## Problem to solve
Isolate every line in the data with the string "that" and copy it.

## Records contained in a dataset
<<<<

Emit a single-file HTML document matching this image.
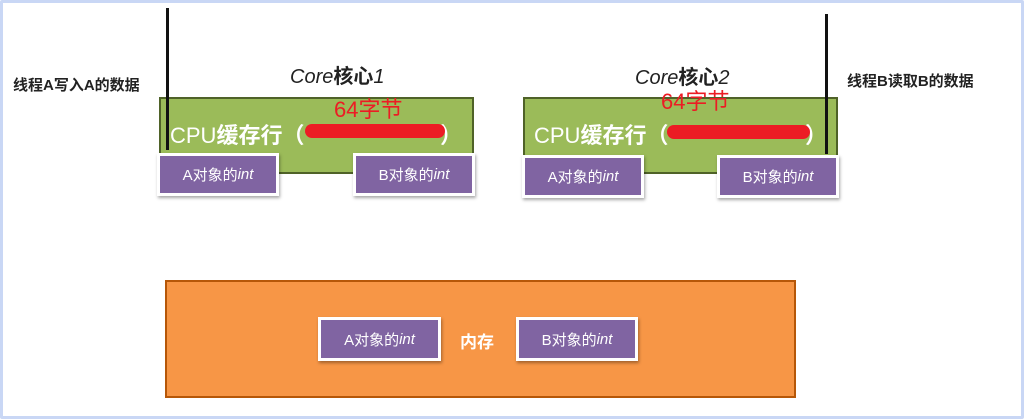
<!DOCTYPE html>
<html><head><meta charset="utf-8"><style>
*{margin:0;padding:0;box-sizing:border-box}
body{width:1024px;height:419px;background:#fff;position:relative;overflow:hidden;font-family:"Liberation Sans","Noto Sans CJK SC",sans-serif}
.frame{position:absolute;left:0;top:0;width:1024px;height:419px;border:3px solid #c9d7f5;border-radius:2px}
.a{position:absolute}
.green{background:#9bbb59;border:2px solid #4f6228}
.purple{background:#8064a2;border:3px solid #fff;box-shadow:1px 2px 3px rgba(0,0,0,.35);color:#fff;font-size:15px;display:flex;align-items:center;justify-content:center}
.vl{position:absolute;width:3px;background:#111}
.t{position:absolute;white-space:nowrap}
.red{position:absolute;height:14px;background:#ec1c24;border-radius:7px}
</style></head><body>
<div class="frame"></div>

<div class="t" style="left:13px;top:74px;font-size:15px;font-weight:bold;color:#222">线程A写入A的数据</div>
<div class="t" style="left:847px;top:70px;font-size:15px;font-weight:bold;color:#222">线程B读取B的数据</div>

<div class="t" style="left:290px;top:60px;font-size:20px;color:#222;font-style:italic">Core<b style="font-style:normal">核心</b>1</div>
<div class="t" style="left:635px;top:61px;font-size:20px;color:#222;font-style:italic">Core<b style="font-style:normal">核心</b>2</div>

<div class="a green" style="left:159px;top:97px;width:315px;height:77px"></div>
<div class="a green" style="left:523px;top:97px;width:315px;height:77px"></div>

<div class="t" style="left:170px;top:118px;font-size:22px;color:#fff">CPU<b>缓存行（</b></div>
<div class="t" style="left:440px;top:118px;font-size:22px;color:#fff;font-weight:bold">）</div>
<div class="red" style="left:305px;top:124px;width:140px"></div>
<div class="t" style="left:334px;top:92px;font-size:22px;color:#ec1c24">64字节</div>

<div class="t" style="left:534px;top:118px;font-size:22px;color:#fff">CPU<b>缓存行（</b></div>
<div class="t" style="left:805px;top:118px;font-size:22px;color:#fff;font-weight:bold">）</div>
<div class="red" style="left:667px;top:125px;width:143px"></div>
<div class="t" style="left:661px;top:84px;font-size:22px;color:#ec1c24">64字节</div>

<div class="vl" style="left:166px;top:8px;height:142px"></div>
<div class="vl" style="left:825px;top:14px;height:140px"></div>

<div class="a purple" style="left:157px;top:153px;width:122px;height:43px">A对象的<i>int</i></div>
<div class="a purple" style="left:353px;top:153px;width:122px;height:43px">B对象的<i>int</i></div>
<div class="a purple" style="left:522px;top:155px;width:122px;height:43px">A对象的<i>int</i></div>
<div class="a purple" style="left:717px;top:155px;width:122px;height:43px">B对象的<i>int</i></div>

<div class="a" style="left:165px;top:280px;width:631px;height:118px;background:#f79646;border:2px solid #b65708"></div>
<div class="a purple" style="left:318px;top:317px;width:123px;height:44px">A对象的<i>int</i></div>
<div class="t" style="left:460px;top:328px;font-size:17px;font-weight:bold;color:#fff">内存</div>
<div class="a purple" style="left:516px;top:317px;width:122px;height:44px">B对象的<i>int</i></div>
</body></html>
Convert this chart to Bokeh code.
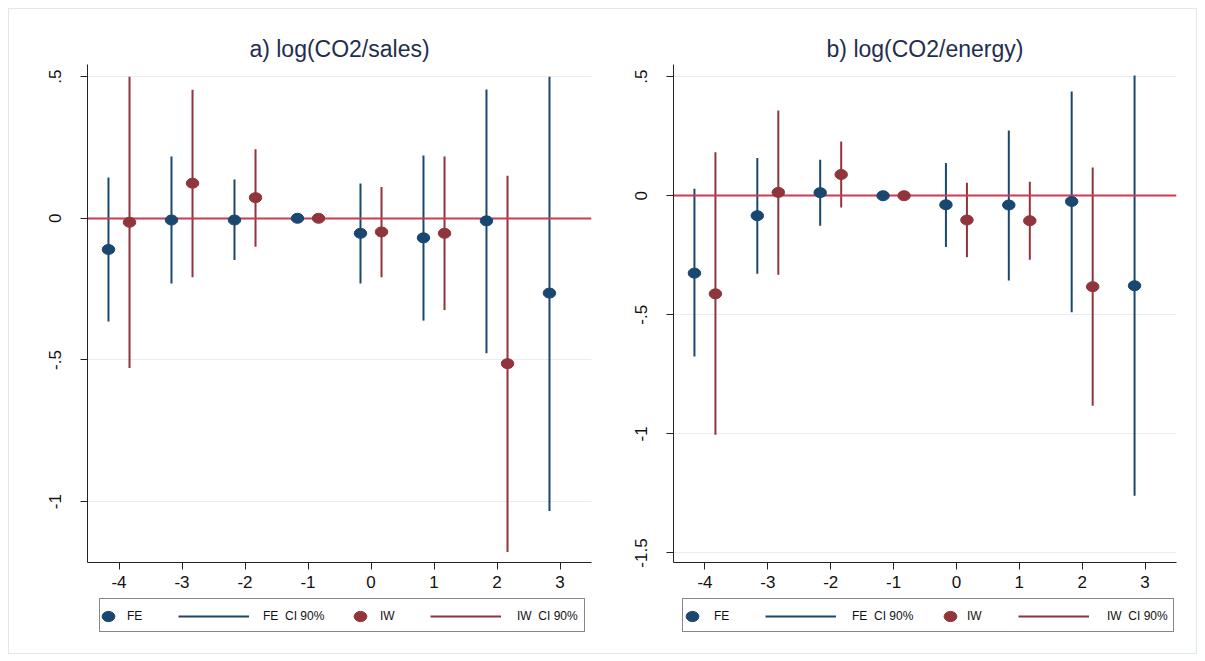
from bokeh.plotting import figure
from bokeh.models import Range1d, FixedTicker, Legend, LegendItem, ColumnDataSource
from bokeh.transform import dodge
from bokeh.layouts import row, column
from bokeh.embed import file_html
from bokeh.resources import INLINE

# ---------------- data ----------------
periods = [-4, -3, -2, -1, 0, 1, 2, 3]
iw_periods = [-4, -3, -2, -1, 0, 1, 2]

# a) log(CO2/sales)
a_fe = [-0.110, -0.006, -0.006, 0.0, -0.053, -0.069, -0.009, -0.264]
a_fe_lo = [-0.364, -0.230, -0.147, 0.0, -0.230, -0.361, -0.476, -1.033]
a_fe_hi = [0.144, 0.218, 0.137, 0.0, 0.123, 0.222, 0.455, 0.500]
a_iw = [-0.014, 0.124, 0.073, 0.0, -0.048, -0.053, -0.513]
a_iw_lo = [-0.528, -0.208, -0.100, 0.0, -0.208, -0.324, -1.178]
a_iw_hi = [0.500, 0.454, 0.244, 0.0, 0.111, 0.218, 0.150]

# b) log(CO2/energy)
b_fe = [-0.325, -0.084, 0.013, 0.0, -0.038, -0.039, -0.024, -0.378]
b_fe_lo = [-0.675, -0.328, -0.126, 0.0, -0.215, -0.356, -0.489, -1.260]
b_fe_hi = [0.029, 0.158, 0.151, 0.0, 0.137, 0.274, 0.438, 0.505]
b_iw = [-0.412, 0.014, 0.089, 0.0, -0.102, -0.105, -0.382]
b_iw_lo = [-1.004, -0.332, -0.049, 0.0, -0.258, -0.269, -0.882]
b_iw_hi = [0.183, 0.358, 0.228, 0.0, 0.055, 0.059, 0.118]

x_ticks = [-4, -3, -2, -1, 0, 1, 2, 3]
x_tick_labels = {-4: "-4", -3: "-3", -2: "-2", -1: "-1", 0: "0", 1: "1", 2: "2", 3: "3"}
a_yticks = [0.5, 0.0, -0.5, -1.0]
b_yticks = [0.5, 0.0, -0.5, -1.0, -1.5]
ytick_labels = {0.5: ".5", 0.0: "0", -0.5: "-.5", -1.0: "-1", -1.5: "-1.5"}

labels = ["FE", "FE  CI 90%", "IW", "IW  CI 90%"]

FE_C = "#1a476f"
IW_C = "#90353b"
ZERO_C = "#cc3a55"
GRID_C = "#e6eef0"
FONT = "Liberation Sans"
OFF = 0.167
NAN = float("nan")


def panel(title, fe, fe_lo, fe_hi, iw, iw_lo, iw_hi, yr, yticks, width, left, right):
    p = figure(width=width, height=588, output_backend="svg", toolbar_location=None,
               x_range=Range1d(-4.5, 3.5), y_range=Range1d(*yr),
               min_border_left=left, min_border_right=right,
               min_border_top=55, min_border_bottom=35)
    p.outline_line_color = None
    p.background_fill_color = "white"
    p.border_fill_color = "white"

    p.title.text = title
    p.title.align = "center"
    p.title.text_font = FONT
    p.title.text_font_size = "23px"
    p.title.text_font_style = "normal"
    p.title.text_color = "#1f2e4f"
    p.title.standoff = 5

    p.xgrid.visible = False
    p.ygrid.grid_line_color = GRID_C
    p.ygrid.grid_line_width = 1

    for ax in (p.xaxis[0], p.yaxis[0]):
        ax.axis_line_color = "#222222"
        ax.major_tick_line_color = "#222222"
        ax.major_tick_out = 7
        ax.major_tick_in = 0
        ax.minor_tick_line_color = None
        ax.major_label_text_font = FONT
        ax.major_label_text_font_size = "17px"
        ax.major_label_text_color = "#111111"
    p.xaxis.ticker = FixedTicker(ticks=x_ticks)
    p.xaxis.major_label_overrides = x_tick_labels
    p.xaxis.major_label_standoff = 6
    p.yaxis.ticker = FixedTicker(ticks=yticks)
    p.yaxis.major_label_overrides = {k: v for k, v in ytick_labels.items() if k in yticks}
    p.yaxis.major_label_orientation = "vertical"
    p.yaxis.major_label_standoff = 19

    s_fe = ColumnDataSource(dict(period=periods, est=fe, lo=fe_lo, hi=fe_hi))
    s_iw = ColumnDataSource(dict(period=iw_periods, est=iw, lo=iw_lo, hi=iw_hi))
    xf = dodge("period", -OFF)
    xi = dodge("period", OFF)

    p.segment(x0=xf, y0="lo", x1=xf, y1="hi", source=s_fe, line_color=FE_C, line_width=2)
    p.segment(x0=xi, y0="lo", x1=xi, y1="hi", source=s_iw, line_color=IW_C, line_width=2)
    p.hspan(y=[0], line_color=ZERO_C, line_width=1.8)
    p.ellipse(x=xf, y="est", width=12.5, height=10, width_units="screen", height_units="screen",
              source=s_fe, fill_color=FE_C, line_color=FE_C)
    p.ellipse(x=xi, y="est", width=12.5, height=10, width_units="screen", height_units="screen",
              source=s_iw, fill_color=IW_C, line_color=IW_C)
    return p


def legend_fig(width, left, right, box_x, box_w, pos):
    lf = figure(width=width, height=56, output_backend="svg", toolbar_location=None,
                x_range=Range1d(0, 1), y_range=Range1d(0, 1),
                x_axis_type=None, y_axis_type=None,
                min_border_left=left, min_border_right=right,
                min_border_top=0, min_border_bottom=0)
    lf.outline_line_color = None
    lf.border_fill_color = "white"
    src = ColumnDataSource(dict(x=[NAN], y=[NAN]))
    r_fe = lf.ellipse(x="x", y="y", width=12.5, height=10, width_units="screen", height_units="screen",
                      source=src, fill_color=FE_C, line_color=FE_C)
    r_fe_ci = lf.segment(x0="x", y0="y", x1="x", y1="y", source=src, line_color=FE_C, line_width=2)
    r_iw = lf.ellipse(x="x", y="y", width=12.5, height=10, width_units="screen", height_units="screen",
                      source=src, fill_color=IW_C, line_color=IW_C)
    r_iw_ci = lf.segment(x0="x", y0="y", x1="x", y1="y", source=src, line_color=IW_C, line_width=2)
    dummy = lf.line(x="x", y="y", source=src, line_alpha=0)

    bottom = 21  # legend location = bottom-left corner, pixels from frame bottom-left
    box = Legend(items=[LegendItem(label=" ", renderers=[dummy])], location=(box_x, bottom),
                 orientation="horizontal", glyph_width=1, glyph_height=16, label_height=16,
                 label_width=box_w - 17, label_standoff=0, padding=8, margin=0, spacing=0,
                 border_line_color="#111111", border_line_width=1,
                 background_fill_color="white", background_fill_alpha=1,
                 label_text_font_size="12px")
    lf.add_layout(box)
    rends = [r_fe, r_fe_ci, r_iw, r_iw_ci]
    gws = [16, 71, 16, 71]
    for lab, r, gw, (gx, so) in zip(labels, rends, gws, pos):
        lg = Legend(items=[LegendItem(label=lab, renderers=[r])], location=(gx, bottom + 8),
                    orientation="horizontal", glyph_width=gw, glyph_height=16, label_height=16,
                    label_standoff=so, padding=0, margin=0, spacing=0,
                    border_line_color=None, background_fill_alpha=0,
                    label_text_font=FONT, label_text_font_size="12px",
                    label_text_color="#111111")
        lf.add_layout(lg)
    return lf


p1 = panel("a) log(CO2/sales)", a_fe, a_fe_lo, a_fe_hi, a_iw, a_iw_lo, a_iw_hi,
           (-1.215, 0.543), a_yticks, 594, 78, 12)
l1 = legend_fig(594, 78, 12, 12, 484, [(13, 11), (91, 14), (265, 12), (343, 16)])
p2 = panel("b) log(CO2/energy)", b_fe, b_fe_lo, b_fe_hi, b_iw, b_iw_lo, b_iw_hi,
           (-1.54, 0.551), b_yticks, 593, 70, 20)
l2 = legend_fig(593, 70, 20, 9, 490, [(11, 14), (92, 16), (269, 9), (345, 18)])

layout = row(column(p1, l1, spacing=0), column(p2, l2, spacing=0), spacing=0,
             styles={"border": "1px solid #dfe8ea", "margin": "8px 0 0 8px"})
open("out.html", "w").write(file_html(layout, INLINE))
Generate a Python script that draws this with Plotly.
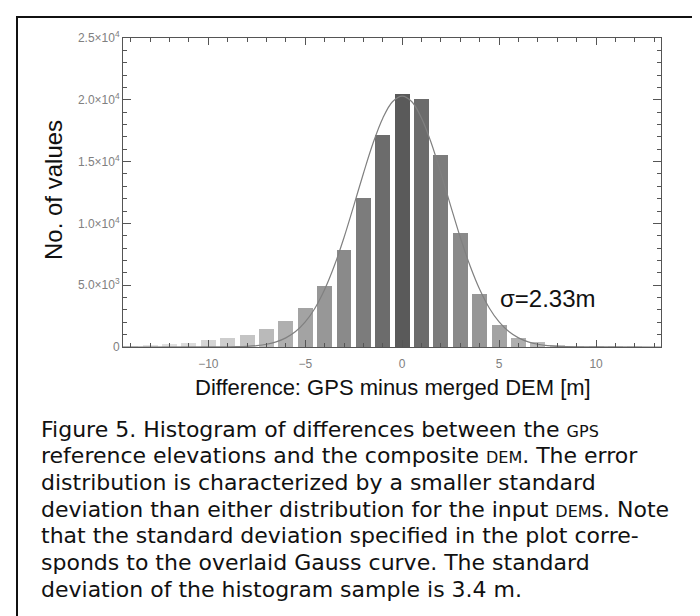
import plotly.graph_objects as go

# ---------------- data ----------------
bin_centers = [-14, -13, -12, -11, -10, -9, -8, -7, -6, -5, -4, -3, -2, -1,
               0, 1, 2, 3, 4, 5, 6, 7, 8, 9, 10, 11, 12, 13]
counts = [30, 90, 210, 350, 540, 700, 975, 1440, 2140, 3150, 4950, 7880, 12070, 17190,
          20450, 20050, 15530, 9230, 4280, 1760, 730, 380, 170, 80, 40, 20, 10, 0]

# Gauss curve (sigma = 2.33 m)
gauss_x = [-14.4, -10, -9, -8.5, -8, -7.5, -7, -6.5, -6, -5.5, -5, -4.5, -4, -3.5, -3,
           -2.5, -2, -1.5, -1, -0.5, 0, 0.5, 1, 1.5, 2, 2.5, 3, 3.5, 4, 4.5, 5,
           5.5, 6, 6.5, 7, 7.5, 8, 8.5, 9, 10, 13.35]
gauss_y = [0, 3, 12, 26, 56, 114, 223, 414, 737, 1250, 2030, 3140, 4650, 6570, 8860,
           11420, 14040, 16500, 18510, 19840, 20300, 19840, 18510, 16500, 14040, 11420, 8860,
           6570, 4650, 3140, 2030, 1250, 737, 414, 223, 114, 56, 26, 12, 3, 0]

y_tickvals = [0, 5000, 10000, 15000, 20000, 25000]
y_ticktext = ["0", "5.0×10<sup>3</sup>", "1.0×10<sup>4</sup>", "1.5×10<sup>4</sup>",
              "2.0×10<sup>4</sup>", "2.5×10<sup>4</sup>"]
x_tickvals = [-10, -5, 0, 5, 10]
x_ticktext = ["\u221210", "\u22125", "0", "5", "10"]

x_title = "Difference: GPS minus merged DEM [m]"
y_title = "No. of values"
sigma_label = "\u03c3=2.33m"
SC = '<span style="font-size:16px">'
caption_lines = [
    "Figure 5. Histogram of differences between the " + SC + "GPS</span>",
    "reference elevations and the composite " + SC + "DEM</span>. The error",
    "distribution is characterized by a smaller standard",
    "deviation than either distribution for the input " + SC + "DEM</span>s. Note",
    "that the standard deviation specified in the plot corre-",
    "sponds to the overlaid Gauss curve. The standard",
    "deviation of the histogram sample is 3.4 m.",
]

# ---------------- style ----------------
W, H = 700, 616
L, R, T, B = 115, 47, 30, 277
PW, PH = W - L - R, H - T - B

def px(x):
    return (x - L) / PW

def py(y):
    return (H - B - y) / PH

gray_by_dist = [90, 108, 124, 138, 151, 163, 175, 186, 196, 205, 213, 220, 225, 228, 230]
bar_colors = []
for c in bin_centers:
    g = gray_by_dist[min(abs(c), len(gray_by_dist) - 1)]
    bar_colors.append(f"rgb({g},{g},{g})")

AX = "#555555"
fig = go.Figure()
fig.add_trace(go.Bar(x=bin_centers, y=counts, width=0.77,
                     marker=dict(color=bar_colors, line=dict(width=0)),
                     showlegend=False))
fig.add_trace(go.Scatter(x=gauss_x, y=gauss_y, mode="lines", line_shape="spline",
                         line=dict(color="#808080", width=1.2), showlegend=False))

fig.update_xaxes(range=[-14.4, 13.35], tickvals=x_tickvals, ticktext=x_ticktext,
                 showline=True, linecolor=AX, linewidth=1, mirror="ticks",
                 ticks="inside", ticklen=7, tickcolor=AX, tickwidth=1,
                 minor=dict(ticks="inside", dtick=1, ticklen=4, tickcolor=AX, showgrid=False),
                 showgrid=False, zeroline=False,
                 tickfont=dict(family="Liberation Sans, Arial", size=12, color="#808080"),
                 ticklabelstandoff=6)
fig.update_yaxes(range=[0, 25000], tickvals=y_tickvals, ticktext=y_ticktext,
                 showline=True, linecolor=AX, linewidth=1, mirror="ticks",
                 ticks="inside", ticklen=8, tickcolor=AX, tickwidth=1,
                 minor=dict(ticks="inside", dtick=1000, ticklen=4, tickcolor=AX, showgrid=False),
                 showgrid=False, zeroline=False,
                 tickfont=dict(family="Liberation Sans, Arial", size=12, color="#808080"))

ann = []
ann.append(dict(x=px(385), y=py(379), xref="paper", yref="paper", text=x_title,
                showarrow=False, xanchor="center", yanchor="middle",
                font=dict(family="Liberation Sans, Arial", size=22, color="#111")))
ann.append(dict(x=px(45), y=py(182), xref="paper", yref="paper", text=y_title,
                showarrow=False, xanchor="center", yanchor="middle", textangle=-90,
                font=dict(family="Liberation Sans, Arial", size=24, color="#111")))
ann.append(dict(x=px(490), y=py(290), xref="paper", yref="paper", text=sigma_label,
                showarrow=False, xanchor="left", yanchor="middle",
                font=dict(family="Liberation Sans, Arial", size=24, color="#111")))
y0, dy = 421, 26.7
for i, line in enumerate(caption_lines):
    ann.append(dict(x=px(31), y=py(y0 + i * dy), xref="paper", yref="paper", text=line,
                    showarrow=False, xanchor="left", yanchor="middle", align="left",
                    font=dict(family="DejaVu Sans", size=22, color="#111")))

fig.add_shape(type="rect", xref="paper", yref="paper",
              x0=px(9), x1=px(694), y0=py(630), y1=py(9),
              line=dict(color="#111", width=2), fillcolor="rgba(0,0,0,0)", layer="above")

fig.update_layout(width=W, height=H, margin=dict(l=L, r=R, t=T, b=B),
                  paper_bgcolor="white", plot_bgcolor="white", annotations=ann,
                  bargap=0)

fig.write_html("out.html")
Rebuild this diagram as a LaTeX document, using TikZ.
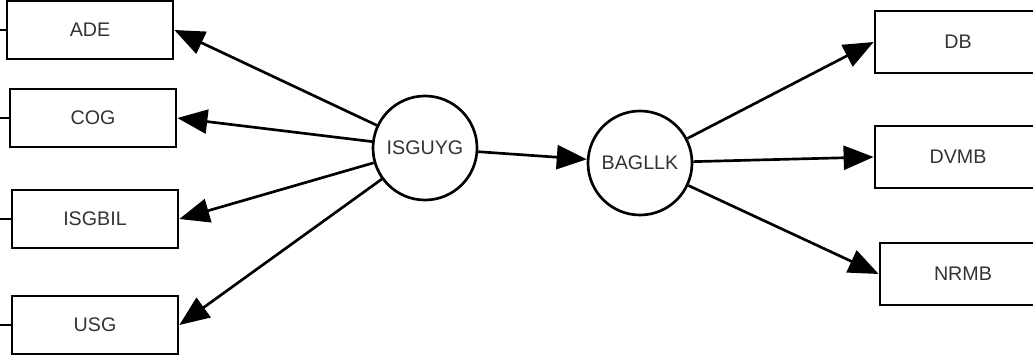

>>>>

## Correct answer
Generate a Python script that draws this with Plotly.
    "that the standard deviation specified in the plot corre-",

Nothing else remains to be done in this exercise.